Bertrand Russell's 1950 quote on anger and opinion applies to trading: if a contrary view makes you angry, your position may lack evidence. A lesson in intellectual honesty for investors.
Bertrand Russell wrote in Unpopular Essays (1950) that anger at a contrary opinion signals a lack of good reason for one's own view. The idea applies directly to markets. A trader who gets angry when someone shorts their long position, or dismisses a bearish thesis without hearing it, is likely holding a belief that cannot survive scrutiny.
Russell's life offers a model. He was a British philosopher, mathematician, and Nobel laureate in literature. He married four times, had three children, and co-wrote Principia Mathematica. His work emphasized evidence, logic, and intellectual honesty. He did not react with hostility to disagreement. He examined the evidence.
In markets, the same discipline matters. A position that makes you angry when challenged is probably a position without a strong edge.

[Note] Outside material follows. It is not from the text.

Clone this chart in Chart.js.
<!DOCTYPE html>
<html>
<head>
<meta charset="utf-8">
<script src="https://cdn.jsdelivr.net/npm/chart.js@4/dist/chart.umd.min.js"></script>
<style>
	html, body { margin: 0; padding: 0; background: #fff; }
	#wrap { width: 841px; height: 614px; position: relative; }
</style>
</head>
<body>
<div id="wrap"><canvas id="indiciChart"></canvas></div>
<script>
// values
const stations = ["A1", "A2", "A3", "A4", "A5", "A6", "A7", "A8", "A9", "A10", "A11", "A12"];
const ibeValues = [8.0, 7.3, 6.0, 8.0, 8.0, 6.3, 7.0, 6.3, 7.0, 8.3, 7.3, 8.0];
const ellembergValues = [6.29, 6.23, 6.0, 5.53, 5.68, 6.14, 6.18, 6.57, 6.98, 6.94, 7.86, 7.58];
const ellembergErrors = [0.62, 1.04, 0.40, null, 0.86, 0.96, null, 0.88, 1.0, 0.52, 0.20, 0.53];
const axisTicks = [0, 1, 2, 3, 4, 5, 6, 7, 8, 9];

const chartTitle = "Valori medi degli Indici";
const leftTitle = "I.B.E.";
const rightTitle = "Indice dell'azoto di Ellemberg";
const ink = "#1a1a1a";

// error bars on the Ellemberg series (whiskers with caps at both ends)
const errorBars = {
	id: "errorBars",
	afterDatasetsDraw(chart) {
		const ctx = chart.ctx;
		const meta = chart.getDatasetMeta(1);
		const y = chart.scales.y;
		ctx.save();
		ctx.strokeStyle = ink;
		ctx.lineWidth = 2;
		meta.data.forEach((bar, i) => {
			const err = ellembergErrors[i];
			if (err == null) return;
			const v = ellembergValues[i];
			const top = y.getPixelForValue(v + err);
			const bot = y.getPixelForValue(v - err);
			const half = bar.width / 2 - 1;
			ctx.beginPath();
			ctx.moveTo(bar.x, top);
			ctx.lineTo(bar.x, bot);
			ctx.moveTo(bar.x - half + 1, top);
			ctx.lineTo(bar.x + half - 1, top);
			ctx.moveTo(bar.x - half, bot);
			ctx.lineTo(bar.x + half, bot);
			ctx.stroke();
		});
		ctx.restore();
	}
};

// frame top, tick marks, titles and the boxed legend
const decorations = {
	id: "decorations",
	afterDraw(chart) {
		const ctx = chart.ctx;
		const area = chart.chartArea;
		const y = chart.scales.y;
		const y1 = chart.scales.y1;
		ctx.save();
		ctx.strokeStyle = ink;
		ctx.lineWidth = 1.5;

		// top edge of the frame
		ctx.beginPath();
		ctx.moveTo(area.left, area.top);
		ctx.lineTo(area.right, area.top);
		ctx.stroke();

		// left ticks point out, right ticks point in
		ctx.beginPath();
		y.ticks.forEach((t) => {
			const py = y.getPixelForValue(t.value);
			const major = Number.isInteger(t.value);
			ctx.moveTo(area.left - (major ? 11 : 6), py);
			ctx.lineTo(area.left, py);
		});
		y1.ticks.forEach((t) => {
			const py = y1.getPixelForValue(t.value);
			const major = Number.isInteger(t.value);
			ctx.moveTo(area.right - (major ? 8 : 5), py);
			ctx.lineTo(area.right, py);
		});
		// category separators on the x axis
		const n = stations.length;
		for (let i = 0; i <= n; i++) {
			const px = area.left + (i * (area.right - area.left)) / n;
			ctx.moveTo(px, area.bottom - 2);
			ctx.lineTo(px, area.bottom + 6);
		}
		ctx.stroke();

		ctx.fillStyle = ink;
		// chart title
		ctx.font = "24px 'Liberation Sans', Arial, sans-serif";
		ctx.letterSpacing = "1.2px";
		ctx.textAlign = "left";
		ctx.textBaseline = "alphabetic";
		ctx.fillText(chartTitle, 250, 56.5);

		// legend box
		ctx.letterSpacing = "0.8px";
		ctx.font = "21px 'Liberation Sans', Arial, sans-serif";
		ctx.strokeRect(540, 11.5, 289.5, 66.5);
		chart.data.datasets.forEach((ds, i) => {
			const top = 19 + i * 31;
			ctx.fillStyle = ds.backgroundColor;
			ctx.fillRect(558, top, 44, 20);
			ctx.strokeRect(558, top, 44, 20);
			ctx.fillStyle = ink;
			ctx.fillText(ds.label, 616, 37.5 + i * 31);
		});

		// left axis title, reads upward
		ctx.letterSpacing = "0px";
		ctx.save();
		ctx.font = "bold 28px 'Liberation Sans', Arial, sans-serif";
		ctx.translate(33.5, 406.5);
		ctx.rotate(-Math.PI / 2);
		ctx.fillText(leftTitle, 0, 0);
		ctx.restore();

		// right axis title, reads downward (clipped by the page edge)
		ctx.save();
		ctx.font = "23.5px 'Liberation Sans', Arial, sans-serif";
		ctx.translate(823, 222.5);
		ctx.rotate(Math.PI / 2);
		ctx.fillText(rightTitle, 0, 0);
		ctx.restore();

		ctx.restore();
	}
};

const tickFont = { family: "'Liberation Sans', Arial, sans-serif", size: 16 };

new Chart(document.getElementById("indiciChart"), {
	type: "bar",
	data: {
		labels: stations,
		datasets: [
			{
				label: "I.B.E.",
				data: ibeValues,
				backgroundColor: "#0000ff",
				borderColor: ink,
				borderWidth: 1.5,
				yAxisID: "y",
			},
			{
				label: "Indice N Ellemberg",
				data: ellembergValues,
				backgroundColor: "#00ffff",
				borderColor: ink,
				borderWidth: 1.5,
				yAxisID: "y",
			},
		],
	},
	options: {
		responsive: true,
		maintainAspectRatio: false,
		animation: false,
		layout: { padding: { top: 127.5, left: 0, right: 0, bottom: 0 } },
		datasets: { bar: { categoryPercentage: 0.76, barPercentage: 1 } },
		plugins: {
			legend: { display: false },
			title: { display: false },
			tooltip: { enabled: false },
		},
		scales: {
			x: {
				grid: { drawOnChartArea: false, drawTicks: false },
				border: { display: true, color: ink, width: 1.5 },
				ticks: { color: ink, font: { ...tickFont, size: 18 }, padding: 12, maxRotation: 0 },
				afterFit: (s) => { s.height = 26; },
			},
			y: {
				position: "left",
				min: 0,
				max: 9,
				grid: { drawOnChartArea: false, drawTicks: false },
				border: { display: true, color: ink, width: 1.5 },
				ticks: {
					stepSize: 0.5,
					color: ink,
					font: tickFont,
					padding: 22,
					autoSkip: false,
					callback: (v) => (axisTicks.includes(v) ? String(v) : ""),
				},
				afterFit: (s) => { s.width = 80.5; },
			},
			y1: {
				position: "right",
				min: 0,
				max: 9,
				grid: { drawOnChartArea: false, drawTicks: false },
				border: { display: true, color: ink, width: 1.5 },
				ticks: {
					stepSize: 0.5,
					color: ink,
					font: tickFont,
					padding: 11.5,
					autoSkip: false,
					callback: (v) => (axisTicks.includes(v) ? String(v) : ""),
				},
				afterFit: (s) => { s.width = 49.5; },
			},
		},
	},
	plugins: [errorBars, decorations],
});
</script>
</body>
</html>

The quote encourages self-examination: ask why the contrary opinion bothers you. If you cannot articulate a clear reason for your view, the anger is a warning.
Russell's message is not about being passive. It is about being honest with yourself. The best traders separate emotion from analysis. They listen to opposing views, test their own assumptions, and change their mind when the evidence shifts. That is the practical takeaway from a philosopher who understood that confidence without reason is just noise.